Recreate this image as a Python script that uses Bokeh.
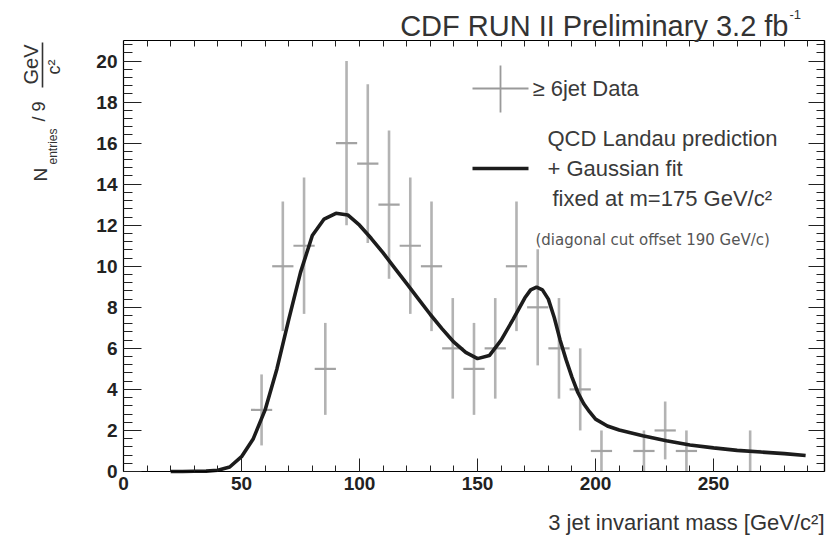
import math

from bokeh.plotting import figure
from bokeh.models import (Range1d, LinearAxis, SingleIntervalTicker, FixedTicker,
                          Label, ColumnDataSource)
from bokeh.embed import file_html
from bokeh.resources import INLINE

# ---- data: >= 6 jet events per 9 GeV/c^2 bin (empty bins are not drawn) ----
bin_centers = [58.5, 67.5, 76.5, 85.5, 94.5, 103.5, 112.5, 121.5, 130.5, 139.5,
               148.5, 157.5, 166.5, 175.5, 184.5, 193.5, 202.5, 220.5, 229.5,
               238.5, 265.5]
counts = [3, 10, 11, 5, 16, 15, 13, 11, 10, 6,
          5, 6, 10, 8, 6, 4, 1, 1, 2, 1, 1]
count_errors = [1.73, 3.16, 3.32, 2.24, 4.0, 3.87, 3.61, 3.32, 3.16, 2.45,
                2.24, 2.45, 3.16, 2.83, 2.45, 2.0, 1.0, 1.0, 1.41, 1.0, 1.0]
bin_width = 9.0

# ---- QCD Landau prediction + Gaussian (m = 175 GeV/c^2) fit curve ----
fit_mass = [20, 25, 30, 35, 40, 45, 50, 55, 60, 65, 70, 75, 80, 85, 90, 95,
            100, 105, 110, 115, 120, 125, 130, 135, 140, 145, 150, 155, 160,
            165, 170, 172.5, 175, 177.5, 180, 182.5, 185, 187.5, 190, 192.5,
            195, 197.5, 200, 205, 210, 220, 230, 240, 250, 260, 270, 280, 289]
fit_value = [0.0, 0.0, 0.01, 0.02, 0.06, 0.22, 0.72, 1.6, 3.0, 5.0, 7.4, 9.7,
             11.5, 12.3, 12.58, 12.5, 12.0, 11.35, 10.65, 9.9, 9.15, 8.4, 7.65,
             6.95, 6.3, 5.8, 5.5, 5.65, 6.4, 7.4, 8.45, 8.85, 8.98, 8.85, 8.4,
             7.5, 6.4, 5.45, 4.6, 3.85, 3.3, 2.9, 2.55, 2.22, 2.02, 1.74, 1.5,
             1.29, 1.15, 1.03, 0.95, 0.87, 0.78]

X_MAX = 297.0
Y_MAX = 21.0

# ---- canvas geometry: the histogram box sits inside a full-canvas frame ----
W, H = 836, 536
BOX_L, BOX_R, BOX_T, BOX_B = 123, 824, 40, 471


def sx(px):
    """canvas pixel column -> data x"""
    return (px - BOX_L) * X_MAX / (BOX_R - BOX_L)


def sy(py):
    """canvas pixel row -> data y"""
    return (BOX_B - py) * Y_MAX / (BOX_B - BOX_T)


p = figure(width=W, height=H, output_backend="svg", toolbar_location=None,
           x_range=Range1d(sx(0), sx(W)), y_range=Range1d(sy(H), sy(0)),
           x_axis_location=None, y_axis_location=None,
           min_border=0, min_border_left=0, min_border_right=0,
           min_border_top=0, min_border_bottom=0)
p.grid.visible = False
p.outline_line_color = None
p.background_fill_color = "white"
p.border_fill_color = "white"

TICK_COLOR = "#222222"


def make_axis(loc, bounds, ticker, tick_in, minor_in):
    ax = LinearAxis(fixed_location=loc, bounds=bounds, ticker=ticker)
    ax.major_tick_in = tick_in
    ax.major_tick_out = 0
    ax.minor_tick_in = minor_in
    ax.minor_tick_out = 0
    ax.axis_line_color = "black"
    ax.axis_line_width = 1.2
    ax.major_tick_line_color = TICK_COLOR
    ax.minor_tick_line_color = TICK_COLOR
    ax.major_label_text_font = "Liberation Sans"
    ax.major_label_text_font_style = "bold"
    ax.major_label_text_font_size = "19px"
    ax.major_label_text_color = "#222222"
    return ax


# main axes (with labels)
xa = make_axis(0, (0, X_MAX), SingleIntervalTicker(interval=50, num_minor_ticks=5), 13, 6)
xa.major_label_standoff = 5
p.add_layout(xa, "below")

ya = make_axis(0, (0, Y_MAX), SingleIntervalTicker(interval=2, num_minor_ticks=5), 18, 9)
ya.major_label_standoff = 6
p.add_layout(ya, "left")

# opposite-side tick marks (minor-only tickers, so no labels are drawn)
top_minor = [10 * i for i in range(1, 30)]
top_ax = make_axis(Y_MAX, (0, X_MAX), FixedTicker(ticks=[], minor_ticks=top_minor), 0, 6)
p.add_layout(top_ax, "above")

right_minor = [round(0.4 * i, 1) for i in range(1, 53)]
right_ax = make_axis(X_MAX, (0, Y_MAX), FixedTicker(ticks=[], minor_ticks=right_minor), 0, 8)
p.add_layout(right_ax, "right")
right_major = [2 * i for i in range(1, 11)]
right_ax2 = make_axis(X_MAX, (0, Y_MAX), FixedTicker(ticks=[], minor_ticks=right_major), 0, 16)
p.add_layout(right_ax2, "right")

# ---- data crosses (statistical error + bin width) ----
src = ColumnDataSource(dict(
    x=bin_centers,
    y=counts,
    lo=[c - e for c, e in zip(counts, count_errors)],
    hi=[c + e for c, e in zip(counts, count_errors)],
    left=[x - bin_width / 2 for x in bin_centers],
    right=[x + bin_width / 2 for x in bin_centers],
))
p.segment(x0="x", y0="lo", x1="x", y1="hi", source=src,
          line_color="#b3b3b3", line_width=2.6)
p.segment(x0="left", y0="y", x1="right", y1="y", source=src,
          line_color="#a3a3a3", line_width=2.2)

# ---- fit curve ----
p.line(fit_mass, fit_value, line_color="#1c1c1c", line_width=3.6)

# ---- legend (drawn by hand) ----
p.segment(x0=[sx(500)], y0=[sy(65)], x1=[sx(500)], y1=[sy(112)],
          line_color="#9a9a9a", line_width=1.8)
p.segment(x0=[sx(472)], y0=[sy(88)], x1=[sx(528)], y1=[sy(88)],
          line_color="#9a9a9a", line_width=1.8)
p.segment(x0=[sx(472)], y0=[sy(168)], x1=[sx(528)], y1=[sy(168)],
          line_color="#1c1c1c", line_width=3.6)

LEG_FONT = "Liberation Sans"
LEG_COLOR = "#3a3a3a"


def text(px, py, s, size, color=LEG_COLOR, font=LEG_FONT, align="left",
         baseline="middle", angle=0.0, style="normal"):
    p.add_layout(Label(x=sx(px), y=sy(py), text=s, text_font=font,
                       text_font_size=f"{size}px", text_color=color,
                       text_align=align, text_baseline=baseline,
                       angle=angle, text_font_style=style))


text(532, 88, "\u2265 6jet Data", 22)
text(547, 138, "QCD Landau prediction", 22)
text(547, 168, "+ Gaussian fit", 22)
text(552, 198, "fixed at m=175 GeV/c\u00b2", 22)
text(535, 239, "(diagonal cut offset 190 GeV/c)", 15, color="#555555",
     font="DejaVu Sans")

# ---- title ----
text(788, 25, "CDF RUN II Preliminary 3.2 fb", 29, color="#333333",
     align="right")
text(789, 14, "-1", 13, color="#333333")

# ---- x axis title ----
text(824, 522, "3 jet invariant mass [GeV/c\u00b2]", 22, color="#333333",
     align="right")

# ---- y axis title: N_entries / 9 (GeV / c^2), rotated ----
UP = math.pi / 2
text(40, 181, "N", 19, color="#333333", angle=UP)
text(52, 164, "entries", 12, color="#333333", angle=UP)
text(38, 121, "/ 9", 18, color="#333333", angle=UP)
text(30, 84, "GeV", 20, color="#333333", angle=UP)
text(53, 74, "c\u00b2", 18, color="#333333", angle=UP)
p.segment(x0=[sx(42)], y0=[sy(87)], x1=[sx(42)], y1=[sy(42)],
          line_color="#333333", line_width=1.6)

open("out.html", "w").write(file_html(p, INLINE))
****************
(TASK DETAILS) Only the lines from the start of the material through the line containing "from bokeh.resources import INLINE" should be transcribed. Pictures stay out.

(SOLUTION FOR THIS TASK)
Recreate this image as a Python script that uses Bokeh.
import math

from bokeh.plotting import figure
from bokeh.models import (Range1d, LinearAxis, SingleIntervalTicker, FixedTicker,
                          Label, ColumnDataSource)
from bokeh.embed import file_html
from bokeh.resources import INLINE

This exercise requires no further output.